Dave Rogol has worked at the Verizon Business facility in Charlton, Mass., for nearly eight years. As a senior telecommunications technician, he tests phone lines for large businesses and government agencies across the entire eastern United States. Rogol and his co-workers work with software that is constantly changing and their jobs require advanced technical and computer skills.
Last February, a majority of Rogol’s co-workers at Verizon Business signed cards indicating their desire to form a union with the Electrical Workers and the Communications Workers of America. Those cards were verified by community leaders and elected officials, including five members of Congress. Yet, Verizon refused to recognize the union.

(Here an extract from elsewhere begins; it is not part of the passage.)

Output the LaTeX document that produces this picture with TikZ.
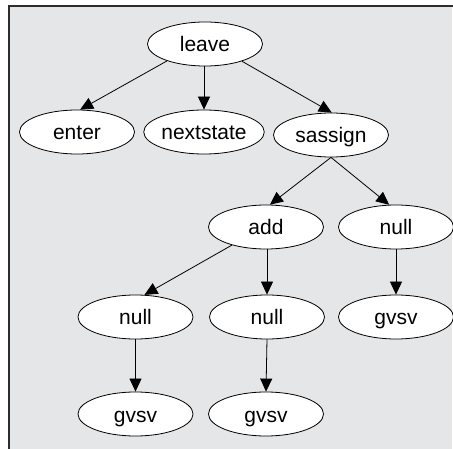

In denying workers their freedom to form a union, Verizon has built a wall separating Rogol and his Verizon Business co-workers from the tens of thousands of union-represented workers at Verizon Telecom–even though both are owned by the same company—Verizon Communications.
In 2002, executives at Rogol’s previous employer, WorldCom, perpetrated accounting fraud that led to the largest bankruptcy in history. Rogol and his co-workers lost a lot of their savings and saw their wages drastically deteriorate. They expected their situation to improve after Verizon bought the company in 2006.
Instead, says Rogol, “Verizon was not interested in making sure that the workers’ pay was at the market rate, let alone equal to the wages of our union-represented peers at Verizon Telecom.”
To share in the benefits and wages of their unionized colleagues, Rogol and his co-workers are forming a union. But, as soon as the workers started talking about the union, management went on the offensive, holding a series of mandatory meetings against the workers’ union. According to Rogol, most of his co-workers remained silent in those meetings, afraid that speaking out would cost them their jobs.
While Rogol fights for improvements at his workplace by forming a union, he says it’s important to him to continue to perform his job duties as best as he can. “We continue to do a good job and do the best we can for the company because we want to see them succeed. We just want to be treated like human beings—and get compensated fairly and justly,” says Rogol.